-- begin Given information --
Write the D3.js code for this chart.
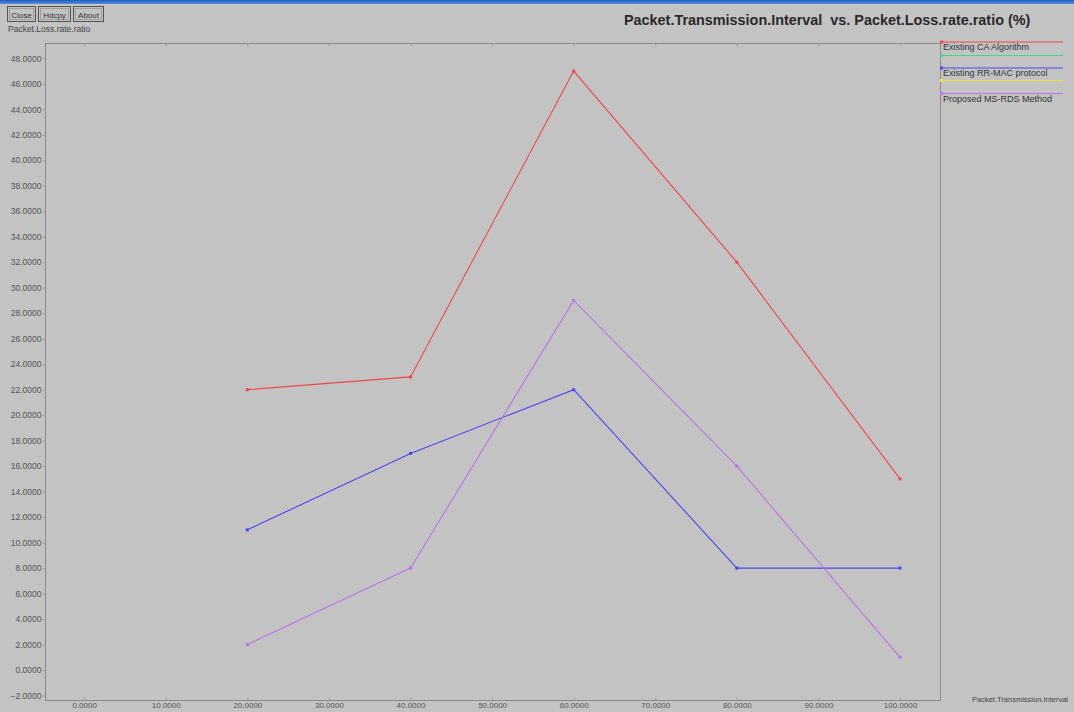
<!DOCTYPE html>
<html>
<head>
<meta charset="utf-8">
<script src="https://cdn.jsdelivr.net/npm/d3@7"></script>
<style>
  html, body { margin: 0; padding: 0; background: #c3c3c3; }
  svg { display: block; }
  text { font-family: "Liberation Sans", Arial, sans-serif; }
</style>
</head>
<body>
<svg id="chart" width="1074" height="712"></svg>
<script>
// Packet transmission interval (x) and loss ratio (%) per method
const intervals = [20, 40, 60, 80, 100];
const caAlgorithm = [22, 23, 47, 32, 15];
const rrMac = [11, 17, 22, 8, 8];
const msRds = [2, 8, 29, 16, 1];

const xTicks = [0, 10, 20, 30, 40, 50, 60, 70, 80, 90, 100];
const yTicks = d3.range(-2, 49, 2);

const legendNames = ["Existing CA Algorithm", "", "Existing RR-MAC protocol", "", "Proposed MS-RDS Method"];
const legendColors = ["#f04848", "#40d890", "#4848f0", "#e8e040", "#c070f0"];
const seriesValues = [caAlgorithm, null, rrMac, null, msRds];

const titleText = "Packet.Transmission.Interval  vs. Packet.Loss.rate.ratio (%)";
const yAxisTitle = "Packet.Loss.rate.ratio";
const xAxisTitle = "Packet.Transmission.Interval";
const buttons = ["Close", "Hdcpy", "About"];

const svg = d3.select("#chart");
const W = 1074, H = 712;
const plot = { left: 45, right: 940, top: 43, bottom: 700 };

const x = d3.scaleLinear().domain([-4.8, 104.9]).range([plot.left, plot.right]);
const y = d3.scaleLinear().domain([-2.35, 49.2]).range([plot.bottom, plot.top]);
const fmt = d3.format(".4f");

// background
svg.append("rect").attr("width", W).attr("height", H).attr("fill", "#c3c3c3");

// window title strip
const grad = svg.append("defs").append("linearGradient")
  .attr("id", "bar").attr("x1", 0).attr("y1", 0).attr("x2", 0).attr("y2", 1);
grad.append("stop").attr("offset", "0").attr("stop-color", "#1e5cc0");
grad.append("stop").attr("offset", "1").attr("stop-color", "#5c8fd8");
svg.append("rect").attr("x", 0).attr("y", 0).attr("width", W).attr("height", 4).attr("fill", "url(#bar)");

// buttons
let bx = 7;
const btnWidths = [28, 32, 30];
buttons.forEach((b, i) => {
  const g = svg.append("g");
  g.append("rect").attr("x", bx + 0.5).attr("y", 6.5).attr("width", btnWidths[i]).attr("height", 15)
    .attr("fill", "none").attr("stroke", "#555").attr("stroke-width", 1);
  g.append("rect").attr("x", bx + 2.5).attr("y", 8.5).attr("width", btnWidths[i] - 4).attr("height", 11)
    .attr("fill", "none").attr("stroke", "#888").attr("stroke-width", 0.6);
  g.append("text").attr("x", bx + btnWidths[i] / 2 + 0.5).attr("y", 17.5).attr("text-anchor", "middle")
    .attr("font-size", 8).attr("fill", "#333").text(b);
  bx += btnWidths[i] + 3;
});

// axis titles
svg.append("text").attr("x", 8).attr("y", 32).attr("font-size", 8.5).attr("fill", "#444").text(yAxisTitle);
svg.append("text").attr("x", 972).attr("y", 702).attr("font-size", 7.5).attr("fill", "#444").text(xAxisTitle);

// chart title
svg.append("text").attr("x", 624).attr("y", 25).attr("font-size", 14.4).attr("font-weight", "bold")
  .attr("fill", "#2a2a2a").attr("xml:space", "preserve").style("white-space", "pre").text(titleText);

// frame
svg.append("rect").attr("x", plot.left + 0.5).attr("y", plot.top + 0.5)
  .attr("width", plot.right - plot.left).attr("height", plot.bottom - plot.top)
  .attr("fill", "none").attr("stroke", "#8a8a8a").attr("stroke-width", 1);

// y axis
const yAxis = d3.axisLeft(y).tickValues(yTicks).tickFormat(fmt).tickSize(3).tickPadding(1);
const gy = svg.append("g").attr("transform", `translate(${plot.left + 0.5},0)`).call(yAxis);
gy.select(".domain").remove();
gy.selectAll(".tick line").attr("stroke", "#9a9a9a");
gy.selectAll(".tick text").attr("font-size", 8.5).attr("fill", "#555")
  .attr("font-family", "'Liberation Sans', Arial, sans-serif");

// x axis: ticks point into the plot, labels below
const xAxis = d3.axisBottom(x).tickValues(xTicks).tickFormat(fmt).tickSizeInner(-3).tickSizeOuter(0).tickPadding(2);
const gx = svg.append("g").attr("transform", `translate(0,${plot.bottom + 0.5})`).call(xAxis);
gx.select(".domain").remove();
gx.selectAll(".tick line").attr("stroke", "#9a9a9a");
gx.selectAll(".tick text").attr("font-size", 8).attr("fill", "#555")
  .attr("font-family", "'Liberation Sans', Arial, sans-serif");

// top border tick marks
svg.append("g").selectAll("line").data(xTicks).join("line")
  .attr("x1", d => x(d) + 0.5).attr("x2", d => x(d) + 0.5)
  .attr("y1", plot.top).attr("y2", plot.top + 3).attr("stroke", "#9a9a9a");

// series lines and points
const line = d3.line().x((d, i) => x(intervals[i])).y(d => y(d));
seriesValues.forEach((vals, k) => {
  if (!vals) return;
  svg.append("path").datum(vals).attr("d", line)
    .attr("fill", "none").attr("stroke", legendColors[k]).attr("stroke-width", 1.1);
  svg.append("g").selectAll("rect").data(vals).join("rect")
    .attr("x", (d, i) => x(intervals[i]) - 1.5).attr("y", d => y(d) - 1.5)
    .attr("width", 3).attr("height", 3).attr("fill", legendColors[k]);
});

// legend to the right of the plot
const legendY = [42, 55.5, 68, 80.5, 93.5];
legendNames.forEach((name, k) => {
  const ly = legendY[k];
  svg.append("line").attr("x1", 941).attr("x2", 1063).attr("y1", ly).attr("y2", ly)
    .attr("stroke", legendColors[k]).attr("stroke-width", 1.1);
  svg.append("rect").attr("x", 940).attr("y", ly - 1.5).attr("width", 3).attr("height", 3)
    .attr("fill", legendColors[k]);
  if (name) {
    svg.append("text").attr("x", 943).attr("y", ly + 8).attr("font-size", 9)
      .attr("fill", "#333").text(name);
  }
});
</script>
</body>
</html>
-- end Given information --
_Directions_.
Find the lines holding "chart" and list every one.

_The output_.
Write the D3.js code for this chart.
<svg id="chart" width="1074" height="712"></svg>
const svg = d3.select("#chart");
// chart title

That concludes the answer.